• _INSTRUCTIONS TO FOLLOW_: Scan the listing below. Report each line that includes "code".

• _INFORMATION SHOWN_:
====================
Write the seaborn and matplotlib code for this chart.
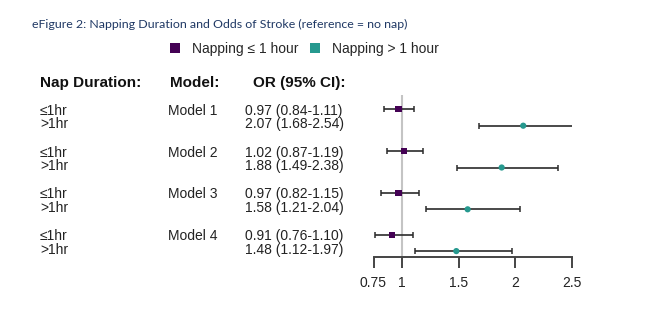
====================
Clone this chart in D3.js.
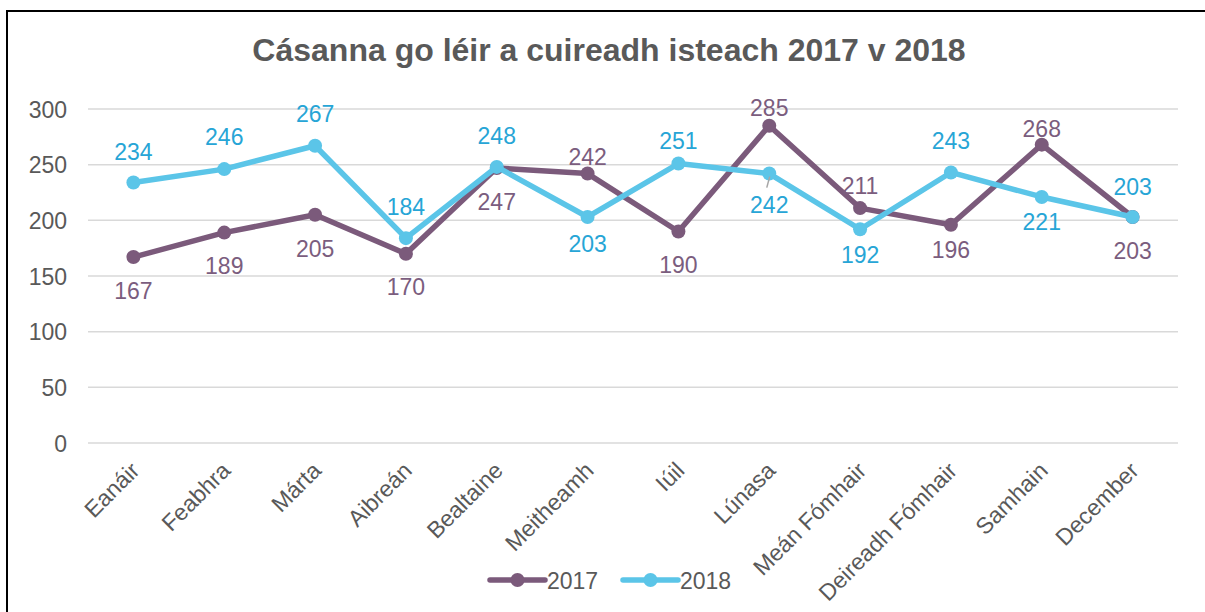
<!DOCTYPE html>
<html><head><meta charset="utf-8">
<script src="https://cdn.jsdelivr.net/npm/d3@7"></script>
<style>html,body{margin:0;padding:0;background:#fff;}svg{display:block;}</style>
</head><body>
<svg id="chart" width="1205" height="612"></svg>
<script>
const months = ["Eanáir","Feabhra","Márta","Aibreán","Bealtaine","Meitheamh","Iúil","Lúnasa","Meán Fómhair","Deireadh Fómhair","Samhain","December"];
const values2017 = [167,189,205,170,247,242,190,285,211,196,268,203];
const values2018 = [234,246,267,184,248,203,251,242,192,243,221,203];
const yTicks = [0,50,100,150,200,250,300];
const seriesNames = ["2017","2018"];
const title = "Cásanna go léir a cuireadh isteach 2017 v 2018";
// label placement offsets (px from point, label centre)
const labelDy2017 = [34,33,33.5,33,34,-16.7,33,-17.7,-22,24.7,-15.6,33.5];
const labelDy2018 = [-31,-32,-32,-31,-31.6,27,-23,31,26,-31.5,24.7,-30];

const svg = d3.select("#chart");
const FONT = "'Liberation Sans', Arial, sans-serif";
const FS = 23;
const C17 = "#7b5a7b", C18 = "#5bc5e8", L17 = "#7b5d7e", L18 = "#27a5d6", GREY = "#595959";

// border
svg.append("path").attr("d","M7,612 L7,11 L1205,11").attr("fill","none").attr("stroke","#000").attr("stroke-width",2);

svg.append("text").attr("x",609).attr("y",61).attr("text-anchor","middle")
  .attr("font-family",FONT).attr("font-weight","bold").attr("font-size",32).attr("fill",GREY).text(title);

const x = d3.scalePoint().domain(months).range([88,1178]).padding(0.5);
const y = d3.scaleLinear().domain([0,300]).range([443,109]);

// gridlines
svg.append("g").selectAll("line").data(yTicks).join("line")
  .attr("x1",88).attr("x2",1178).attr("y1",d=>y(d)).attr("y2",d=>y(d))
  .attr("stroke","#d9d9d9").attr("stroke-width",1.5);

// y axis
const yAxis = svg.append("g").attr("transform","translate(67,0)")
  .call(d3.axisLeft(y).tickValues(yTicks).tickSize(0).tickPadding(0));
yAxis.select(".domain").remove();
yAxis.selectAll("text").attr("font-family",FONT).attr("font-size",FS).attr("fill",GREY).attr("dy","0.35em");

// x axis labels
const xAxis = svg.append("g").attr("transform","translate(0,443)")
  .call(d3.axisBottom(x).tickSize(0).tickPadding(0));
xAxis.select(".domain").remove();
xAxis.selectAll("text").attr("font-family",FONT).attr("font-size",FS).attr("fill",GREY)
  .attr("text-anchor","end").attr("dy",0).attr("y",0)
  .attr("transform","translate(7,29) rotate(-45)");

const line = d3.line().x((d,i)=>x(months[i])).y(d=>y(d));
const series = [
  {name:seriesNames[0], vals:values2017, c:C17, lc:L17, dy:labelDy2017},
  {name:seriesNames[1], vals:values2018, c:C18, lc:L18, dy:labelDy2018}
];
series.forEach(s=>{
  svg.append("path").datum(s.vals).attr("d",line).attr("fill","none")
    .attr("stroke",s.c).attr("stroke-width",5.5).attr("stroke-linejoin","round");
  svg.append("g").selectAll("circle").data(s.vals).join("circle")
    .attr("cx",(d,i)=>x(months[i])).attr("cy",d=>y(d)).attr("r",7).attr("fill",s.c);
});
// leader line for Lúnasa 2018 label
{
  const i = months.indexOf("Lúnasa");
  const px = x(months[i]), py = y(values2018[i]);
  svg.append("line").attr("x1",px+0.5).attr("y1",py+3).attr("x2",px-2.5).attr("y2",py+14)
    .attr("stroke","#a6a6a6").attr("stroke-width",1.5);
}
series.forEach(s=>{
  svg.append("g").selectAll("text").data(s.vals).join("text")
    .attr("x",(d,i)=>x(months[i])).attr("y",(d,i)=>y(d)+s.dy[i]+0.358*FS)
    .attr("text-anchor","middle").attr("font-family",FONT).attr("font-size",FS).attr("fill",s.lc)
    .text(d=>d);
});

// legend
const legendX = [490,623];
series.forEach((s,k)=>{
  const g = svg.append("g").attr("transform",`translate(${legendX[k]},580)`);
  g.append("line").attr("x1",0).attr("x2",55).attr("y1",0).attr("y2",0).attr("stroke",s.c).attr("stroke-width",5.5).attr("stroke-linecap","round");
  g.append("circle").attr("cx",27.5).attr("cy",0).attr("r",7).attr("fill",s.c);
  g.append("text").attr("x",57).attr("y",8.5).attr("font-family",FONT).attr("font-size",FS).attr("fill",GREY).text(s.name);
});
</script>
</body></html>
====================
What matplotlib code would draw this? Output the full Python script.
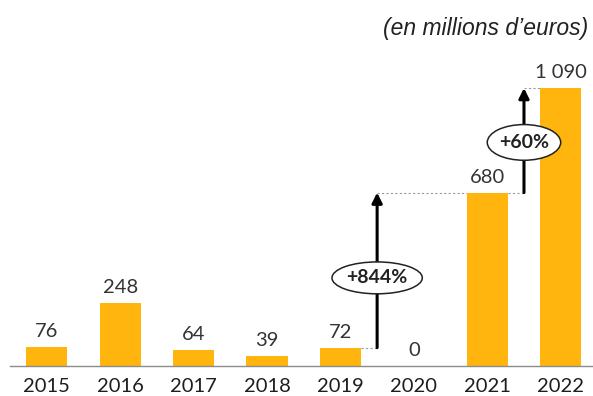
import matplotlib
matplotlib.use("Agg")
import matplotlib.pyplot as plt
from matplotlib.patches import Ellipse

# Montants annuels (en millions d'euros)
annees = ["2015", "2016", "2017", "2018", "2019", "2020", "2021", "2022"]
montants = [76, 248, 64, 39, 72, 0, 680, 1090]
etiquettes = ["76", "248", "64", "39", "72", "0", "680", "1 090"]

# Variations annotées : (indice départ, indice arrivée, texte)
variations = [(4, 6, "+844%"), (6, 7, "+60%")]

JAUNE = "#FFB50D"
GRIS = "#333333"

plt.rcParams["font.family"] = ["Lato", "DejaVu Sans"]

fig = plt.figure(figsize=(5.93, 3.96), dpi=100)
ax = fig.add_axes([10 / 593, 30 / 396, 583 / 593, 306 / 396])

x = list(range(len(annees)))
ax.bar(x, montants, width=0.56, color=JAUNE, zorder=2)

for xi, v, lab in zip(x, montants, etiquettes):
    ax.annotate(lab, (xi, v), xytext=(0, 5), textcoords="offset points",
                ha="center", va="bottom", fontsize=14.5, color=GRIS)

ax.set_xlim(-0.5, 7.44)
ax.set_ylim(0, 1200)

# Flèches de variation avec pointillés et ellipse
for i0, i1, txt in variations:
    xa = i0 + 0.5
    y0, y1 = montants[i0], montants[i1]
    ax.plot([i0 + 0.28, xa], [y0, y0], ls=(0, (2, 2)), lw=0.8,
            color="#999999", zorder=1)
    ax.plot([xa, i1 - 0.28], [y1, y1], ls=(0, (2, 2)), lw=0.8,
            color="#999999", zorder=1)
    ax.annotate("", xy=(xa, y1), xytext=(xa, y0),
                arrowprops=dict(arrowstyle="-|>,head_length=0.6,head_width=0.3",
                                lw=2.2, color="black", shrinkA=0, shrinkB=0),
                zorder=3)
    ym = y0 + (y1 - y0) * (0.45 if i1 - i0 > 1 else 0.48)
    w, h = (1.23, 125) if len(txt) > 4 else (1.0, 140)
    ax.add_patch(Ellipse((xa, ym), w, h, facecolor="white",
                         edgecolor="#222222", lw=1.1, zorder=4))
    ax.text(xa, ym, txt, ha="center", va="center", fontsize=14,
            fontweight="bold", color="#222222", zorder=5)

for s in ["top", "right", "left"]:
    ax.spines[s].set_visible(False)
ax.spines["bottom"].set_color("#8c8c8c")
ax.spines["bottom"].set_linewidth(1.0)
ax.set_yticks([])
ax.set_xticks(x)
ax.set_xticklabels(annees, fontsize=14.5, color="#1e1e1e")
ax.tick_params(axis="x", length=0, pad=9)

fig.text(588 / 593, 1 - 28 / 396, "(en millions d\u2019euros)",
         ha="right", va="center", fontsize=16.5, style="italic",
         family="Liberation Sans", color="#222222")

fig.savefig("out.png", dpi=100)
====================
• _RESPONSE_:
Write the seaborn and matplotlib code for this chart.
What matplotlib code would draw this? Output the full Python script.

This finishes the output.